If you're developing housing, a neighbourhood for example, then maybe the question is: What activities can we share? And golf is one of those activities that a lot of people are sharing, even though most of the developments around golf aren't very diverse.

h: It's true. Even years ago, when my anti-golf bias was pretty entrenched, I'd be surprised at the who was golfing. Young guys I was logging with. They were golfers. And then there’s guys I was tree planting with. They were golfers. One of my sons, he's a golfer. And he doesn't fit any golfer stereotype that I had. And I realized that, wow, I had this idea of what golf is, but there are a bunch of people playing golf who really don't fit my stereotype, that the golf course is much more diverse than I thought.
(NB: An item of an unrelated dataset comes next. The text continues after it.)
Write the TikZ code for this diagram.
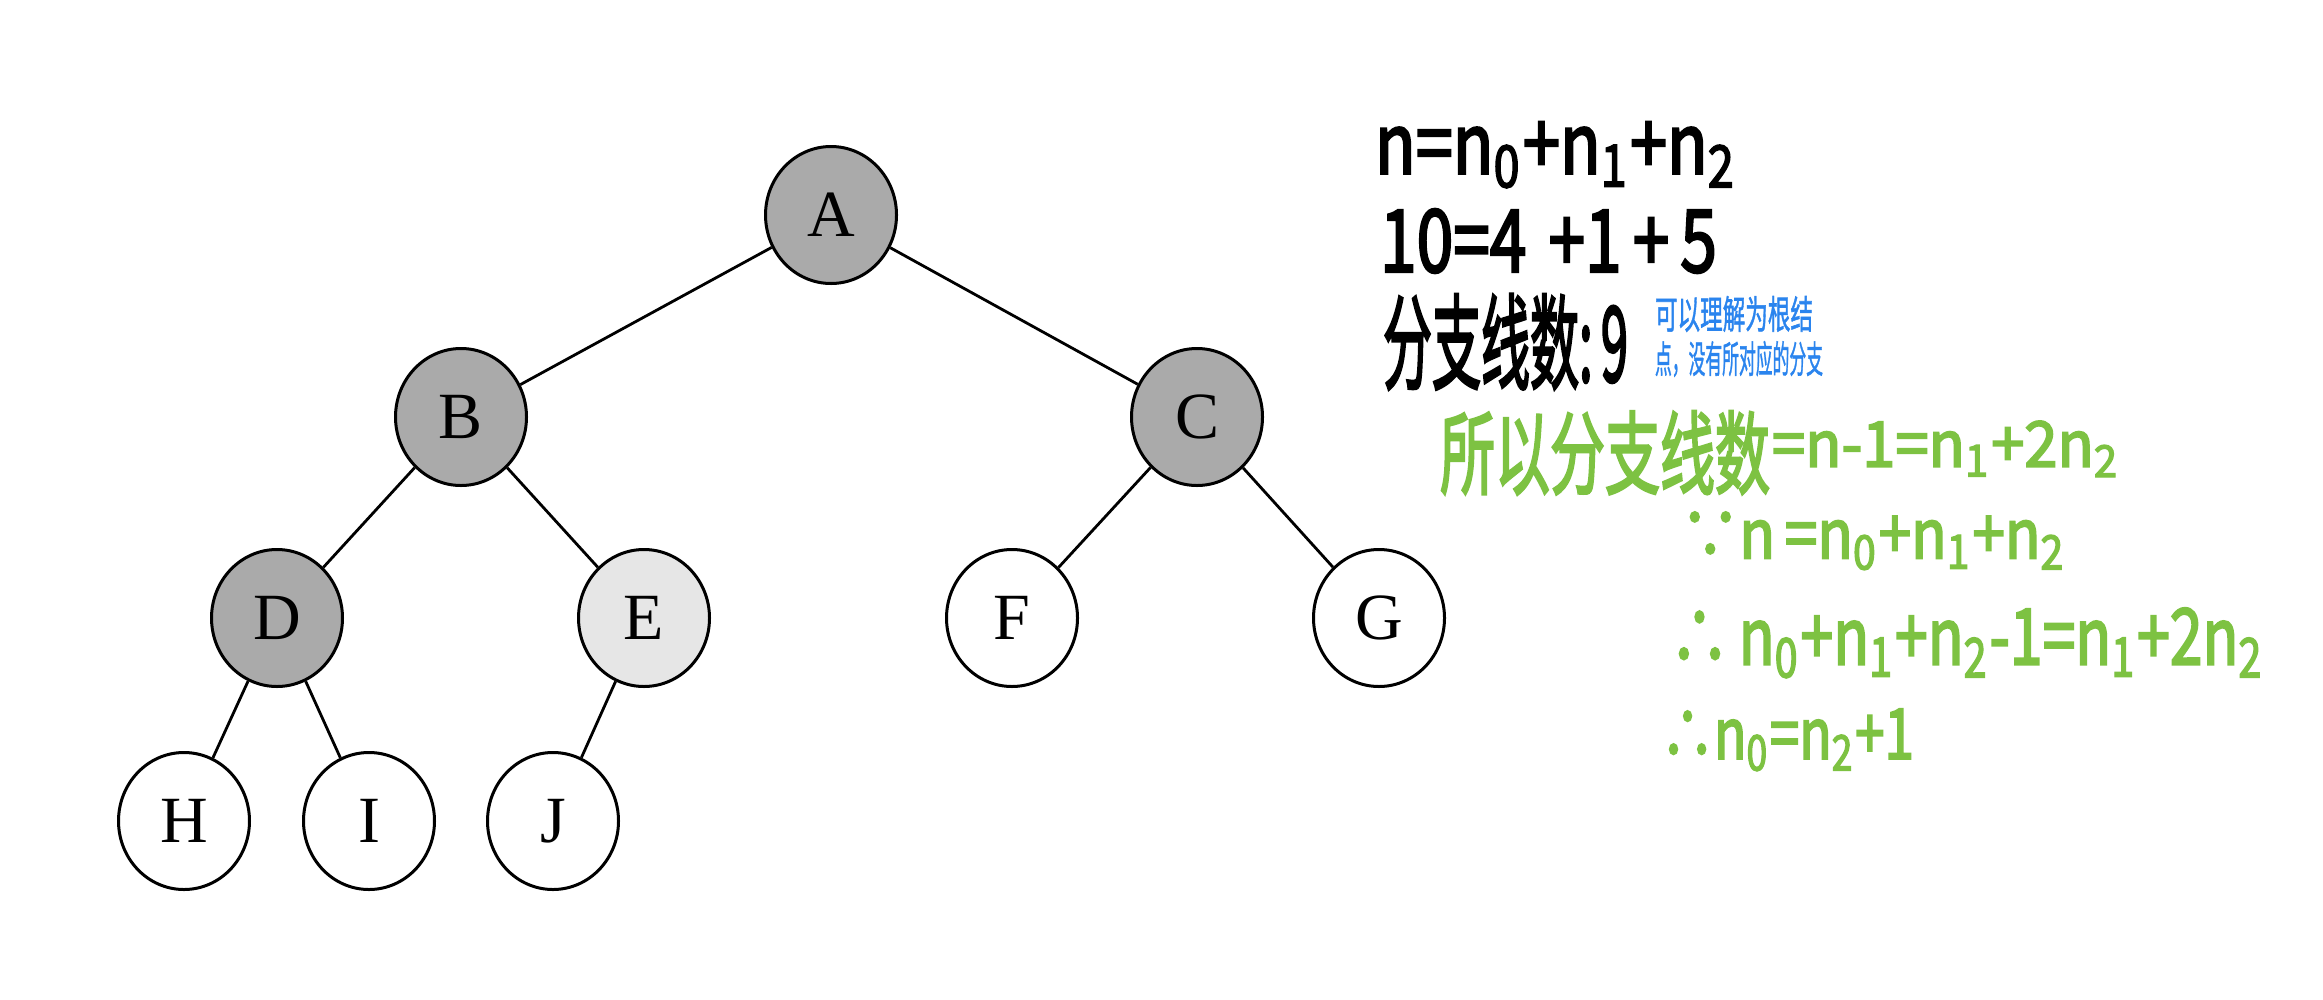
\documentclass[tikz,border=0pt]{standalone}
\usepackage{fontspec}
\usepackage{graphicx}
\setmainfont{Liberation Serif}
\newfontfamily\hand{Noto Sans CJK SC}[FakeBold=3]
\newfontfamily\handthin{Noto Sans CJK SC}[FakeBold=1.5]
\usetikzlibrary{shapes.geometric}
\definecolor{darkfill}{HTML}{AAAAAA}
\definecolor{lightfill}{HTML}{E6E6E6}
\definecolor{penGreen}{HTML}{7DC242}
\definecolor{penBlue}{HTML}{2A84EE}
\newcommand\fitbox[3]{\resizebox*{#1pt}{#2pt}{#3}}
\newcommand\sbs[1]{\textsubscript{#1}}
\begin{document}
\begin{tikzpicture}[x=1pt,y=-1pt,
  treenode/.style={ellipse, draw=black, line width=3pt, minimum width=131pt, minimum height=137pt, inner sep=0pt, font=\fontsize{66}{66}\selectfont},
  darknode/.style={treenode, fill=darkfill},
  lightnode/.style={treenode, fill=lightfill},
  whitenode/.style={treenode, fill=white},
  treeedge/.style={line width=2.8pt, draw=black},
  hw/.style={anchor=west, inner sep=0pt, outer sep=0pt},
  blk/.style={hw, text=black, font=\hand},
  grn/.style={hw, text=penGreen, font=\hand},
  blu/.style={hw, text=penBlue, font=\handthin},
]
\fill[white] (0,0) rectangle (2323,999);
\useasboundingbox (0,0) rectangle (2323,999);

% tree
\node[darknode] (A) at (831,215) {A};
\node[darknode] (B) at (461,417) {B};
\node[darknode] (C) at (1197,417) {C};
\node[darknode] (D) at (277,618) {D};
\node[lightnode] (E) at (644,618) {E};
\node[whitenode] (F) at (1012,618) {F};
\node[whitenode] (G) at (1379,618) {G};
\node[whitenode] (H) at (184,821) {H};
\node[whitenode] (I) at (369,821) {I};
\node[whitenode] (J) at (553,821) {J};

\draw[treeedge] (A) -- (B);
\draw[treeedge] (A) -- (C);
\draw[treeedge] (B) -- (D);
\draw[treeedge] (B) -- (E);
\draw[treeedge] (C) -- (F);
\draw[treeedge] (C) -- (G);
\draw[treeedge] (D) -- (H);
\draw[treeedge] (D) -- (I);
\draw[treeedge] (E) -- (J);

% black notes
\node[blk] (k1) at (1375,155) {\fitbox{362}{66}{n=n\sbs{0}+n\sbs{1}+n\sbs{2}}};
\node[blk] (k2) at (1380,241) {\fitbox{337}{64}{10=4\,\,+1\,+\,5}};
\node[blk] (k3) at (1383,342) {\fitbox{245}{96}{分支线数:\,9}};

% blue note
\node[blu] (b1) at (1655,314) {\fitbox{158}{36}{可以理解为根结}};
\node[blu] (b2) at (1655,359) {\fitbox{168}{36}{点，没有所对应的分支}};

% green notes
\node[grn] (g1a) at (1440,453) {\fitbox{330}{84}{所以分支线数}};
\node[grn] (g1b) at (1772,449) {\fitbox{348}{56}{=n-1=n\sbs{1}+2n\sbs{2}}};
\node[grn] (g2) at (1681,541) {\fitbox{385}{58}{∵n\,=n\sbs{0}+n\sbs{1}+n\sbs{2}}};
\node[grn] (g3) at (1670,643) {\fitbox{594}{70}{∴\,n\sbs{0}+n\sbs{1}+n\sbs{2}-1=n\sbs{1}+2n\sbs{2}}};
\node[grn] (g4) at (1661,740) {\fitbox{253}{62}{∴n\sbs{0}=n\sbs{2}+1}};
\end{tikzpicture}
\end{document}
A: It’s true. My Uncle Gary, who is a commercial fisherman, he loves golf. He’s crazy about it. And then there are the politically very conservative guys I used to work with in Toronto. They loved golf too.

h: Which emphasizes your point that we get together through activities and some kind of "mixed" non-homogenous, more authentic social life happens.

A: It's important to point out – again – that this is not about values. Values are the difference. If you wear your values – if you had to wear a "value suit" of your values on your clothing every day, we'd never talk to each other. We just know, right off the bat, that we obviously couldn't have a conversation.

h: And we might not play golf together either.

A: Exactly, but if you wear your golf suit everywhere, people will talk to you. They'll connect with you because they see you like golf. That’s a core observation.

h: This is helping me get a handle on something that goes way back to my first years of sociology. I think it was Durkheim, and his ideas about organic and mechanical solidarity. Maybe it was just the words. But he described traditional or "mixed" community as "mechanical" solidarity, and modern community, where we tend to create more homogeneous social groups, as being "organic." I always thought that "mechanical" or "mixed" was how community really worked. That a "mechanical" community was where I wanted to live – it was, in fact, where I was living. In this little community on Vancouver Island. Where I still live. I just had this problem with his terminology, because for me "organic" meant better, more authentic.

A: Yes.

h: And in my experience growing up in a small town – you grew up in Nanaimo and maybe it was a little bit different – but in Black Creek, I grew up knowing so many different kinds of people. I got to deal with a lot of different people.

And it’s still, even though the Comox Valley's gotten bigger, it’s still pretty easy to run into the banker, the mayor, the teacher, the construction guy at the same social functions, and end up having conversations. As well as the guy planting trees and the woman baking bread.

A: Yes. And if you are involved in shared activities – golf, choir, dancing, or fishing for steelhead – then you may really connect with them. Which bring us back to solving for similarity. And using the idea of shared activity as a way to create new neighbourhoods or developments that people actually want to live in – not just sleep in. Which is what Mark is talking about when he talks about "cultural precincts." The kinds of places in a community where the smooth-sauce-people and the chunky-sauce-people – and even the anchovy-sauce-people – do stuff together. Get to know each other. Go bowling in their Hawaiian shirts and listen to Johnny Cash together...and then maybe the Ramones.